─── Provided data

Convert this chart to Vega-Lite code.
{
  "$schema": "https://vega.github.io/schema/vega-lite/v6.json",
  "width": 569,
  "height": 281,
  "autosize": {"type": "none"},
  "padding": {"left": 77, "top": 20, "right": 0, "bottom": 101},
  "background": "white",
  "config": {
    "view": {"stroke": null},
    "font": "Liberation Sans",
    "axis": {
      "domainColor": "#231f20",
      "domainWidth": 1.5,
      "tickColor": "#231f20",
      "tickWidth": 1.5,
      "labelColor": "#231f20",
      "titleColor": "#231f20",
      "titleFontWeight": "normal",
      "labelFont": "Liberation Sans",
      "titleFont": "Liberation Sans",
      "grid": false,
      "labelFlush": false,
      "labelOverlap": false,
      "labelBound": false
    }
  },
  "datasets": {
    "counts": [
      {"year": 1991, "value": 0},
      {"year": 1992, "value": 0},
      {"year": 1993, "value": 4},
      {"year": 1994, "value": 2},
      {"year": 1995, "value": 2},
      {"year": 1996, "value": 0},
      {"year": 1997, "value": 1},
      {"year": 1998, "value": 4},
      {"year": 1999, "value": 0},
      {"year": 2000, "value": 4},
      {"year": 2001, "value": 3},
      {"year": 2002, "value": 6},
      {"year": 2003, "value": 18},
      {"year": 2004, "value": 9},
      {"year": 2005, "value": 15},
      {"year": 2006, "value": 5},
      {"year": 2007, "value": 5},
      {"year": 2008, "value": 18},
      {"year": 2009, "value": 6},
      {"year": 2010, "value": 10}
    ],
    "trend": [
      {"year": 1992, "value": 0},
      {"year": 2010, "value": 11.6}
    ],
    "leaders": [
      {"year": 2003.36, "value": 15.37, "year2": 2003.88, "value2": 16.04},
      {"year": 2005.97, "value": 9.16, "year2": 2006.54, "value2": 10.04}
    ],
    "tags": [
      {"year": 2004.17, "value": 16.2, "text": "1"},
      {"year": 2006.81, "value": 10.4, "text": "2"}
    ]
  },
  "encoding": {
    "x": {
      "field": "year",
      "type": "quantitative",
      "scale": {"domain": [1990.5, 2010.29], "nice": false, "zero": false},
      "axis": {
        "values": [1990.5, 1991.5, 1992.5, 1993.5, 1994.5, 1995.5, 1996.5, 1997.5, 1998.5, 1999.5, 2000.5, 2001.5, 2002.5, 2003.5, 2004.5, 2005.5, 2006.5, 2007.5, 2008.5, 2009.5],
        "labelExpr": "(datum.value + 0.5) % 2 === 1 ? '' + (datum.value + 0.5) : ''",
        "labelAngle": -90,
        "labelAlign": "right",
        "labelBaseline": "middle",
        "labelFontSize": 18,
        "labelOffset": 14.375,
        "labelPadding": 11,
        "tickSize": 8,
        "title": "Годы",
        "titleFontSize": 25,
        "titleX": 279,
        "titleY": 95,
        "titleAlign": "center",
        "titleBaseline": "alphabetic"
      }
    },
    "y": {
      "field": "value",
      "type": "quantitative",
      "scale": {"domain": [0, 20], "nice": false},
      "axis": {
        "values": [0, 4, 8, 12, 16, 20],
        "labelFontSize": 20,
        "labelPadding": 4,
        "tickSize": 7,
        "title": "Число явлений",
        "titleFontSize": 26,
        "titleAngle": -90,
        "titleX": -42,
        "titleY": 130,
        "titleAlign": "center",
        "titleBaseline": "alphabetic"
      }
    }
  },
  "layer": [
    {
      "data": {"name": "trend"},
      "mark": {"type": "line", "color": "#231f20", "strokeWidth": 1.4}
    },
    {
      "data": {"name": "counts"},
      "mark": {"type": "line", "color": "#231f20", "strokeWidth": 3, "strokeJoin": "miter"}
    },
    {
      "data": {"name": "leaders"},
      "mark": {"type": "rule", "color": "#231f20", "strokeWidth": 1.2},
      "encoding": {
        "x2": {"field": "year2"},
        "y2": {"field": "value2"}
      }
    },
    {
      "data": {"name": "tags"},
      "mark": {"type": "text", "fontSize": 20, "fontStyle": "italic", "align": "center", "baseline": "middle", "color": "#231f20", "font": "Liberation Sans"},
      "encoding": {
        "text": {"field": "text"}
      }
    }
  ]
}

──────

What needs to be done: Output the lines above verbatim and in full.

Correct output:
Convert this chart to Vega-Lite code.
{
  "$schema": "https://vega.github.io/schema/vega-lite/v6.json",
  "width": 569,
  "height": 281,
  "autosize": {"type": "none"},
  "padding": {"left": 77, "top": 20, "right": 0, "bottom": 101},
  "background": "white",
  "config": {
    "view": {"stroke": null},
    "font": "Liberation Sans",
    "axis": {
      "domainColor": "#231f20",
      "domainWidth": 1.5,
      "tickColor": "#231f20",
      "tickWidth": 1.5,
      "labelColor": "#231f20",
      "titleColor": "#231f20",
      "titleFontWeight": "normal",
      "labelFont": "Liberation Sans",
      "titleFont": "Liberation Sans",
      "grid": false,
      "labelFlush": false,
      "labelOverlap": false,
      "labelBound": false
    }
  },
  "datasets": {
    "counts": [
      {"year": 1991, "value": 0},
      {"year": 1992, "value": 0},
      {"year": 1993, "value": 4},
      {"year": 1994, "value": 2},
      {"year": 1995, "value": 2},
      {"year": 1996, "value": 0},
      {"year": 1997, "value": 1},
      {"year": 1998, "value": 4},
      {"year": 1999, "value": 0},
      {"year": 2000, "value": 4},
      {"year": 2001, "value": 3},
      {"year": 2002, "value": 6},
      {"year": 2003, "value": 18},
      {"year": 2004, "value": 9},
      {"year": 2005, "value": 15},
      {"year": 2006, "value": 5},
      {"year": 2007, "value": 5},
      {"year": 2008, "value": 18},
      {"year": 2009, "value": 6},
      {"year": 2010, "value": 10}
    ],
    "trend": [
      {"year": 1992, "value": 0},
      {"year": 2010, "value": 11.6}
    ],
    "leaders": [
      {"year": 2003.36, "value": 15.37, "year2": 2003.88, "value2": 16.04},
      {"year": 2005.97, "value": 9.16, "year2": 2006.54, "value2": 10.04}
    ],
    "tags": [
      {"year": 2004.17, "value": 16.2, "text": "1"},
      {"year": 2006.81, "value": 10.4, "text": "2"}
    ]
  },
  "encoding": {
    "x": {
      "field": "year",
      "type": "quantitative",
      "scale": {"domain": [1990.5, 2010.29], "nice": false, "zero": false},
      "axis": {
        "values": [1990.5, 1991.5, 1992.5, 1993.5, 1994.5, 1995.5, 1996.5, 1997.5, 1998.5, 1999.5, 2000.5, 2001.5, 2002.5, 2003.5, 2004.5, 2005.5, 2006.5, 2007.5, 2008.5, 2009.5],
        "labelExpr": "(datum.value + 0.5) % 2 === 1 ? '' + (datum.value + 0.5) : ''",
        "labelAngle": -90,
        "labelAlign": "right",
        "labelBaseline": "middle",
        "labelFontSize": 18,
        "labelOffset": 14.375,
        "labelPadding": 11,
        "tickSize": 8,
        "title": "Годы",
        "titleFontSize": 25,
        "titleX": 279,
        "titleY": 95,
        "titleAlign": "center",
        "titleBaseline": "alphabetic"
      }
    },
    "y": {
      "field": "value",
      "type": "quantitative",
      "scale": {"domain": [0, 20], "nice": false},
      "axis": {
        "values": [0, 4, 8, 12, 16, 20],
        "labelFontSize": 20,
        "labelPadding": 4,
        "tickSize": 7,
        "title": "Число явлений",
        "titleFontSize": 26,
        "titleAngle": -90,
        "titleX": -42,
        "titleY": 130,
        "titleAlign": "center",
        "titleBaseline": "alphabetic"
      }
    }
  },
  "layer": [
    {
      "data": {"name": "trend"},
      "mark": {"type": "line", "color": "#231f20", "strokeWidth": 1.4}
    },
    {
      "data": {"name": "counts"},
      "mark": {"type": "line", "color": "#231f20", "strokeWidth": 3, "strokeJoin": "miter"}
    },
    {
      "data": {"name": "leaders"},
      "mark": {"type": "rule", "color": "#231f20", "strokeWidth": 1.2},
      "encoding": {
        "x2": {"field": "year2"},
        "y2": {"field": "value2"}
      }
    },
    {
      "data": {"name": "tags"},
      "mark": {"type": "text", "fontSize": 20, "fontStyle": "italic", "align": "center", "baseline": "middle", "color": "#231f20", "font": "Liberation Sans"},
      "encoding": {
        "text": {"field": "text"}
      }
    }
  ]
}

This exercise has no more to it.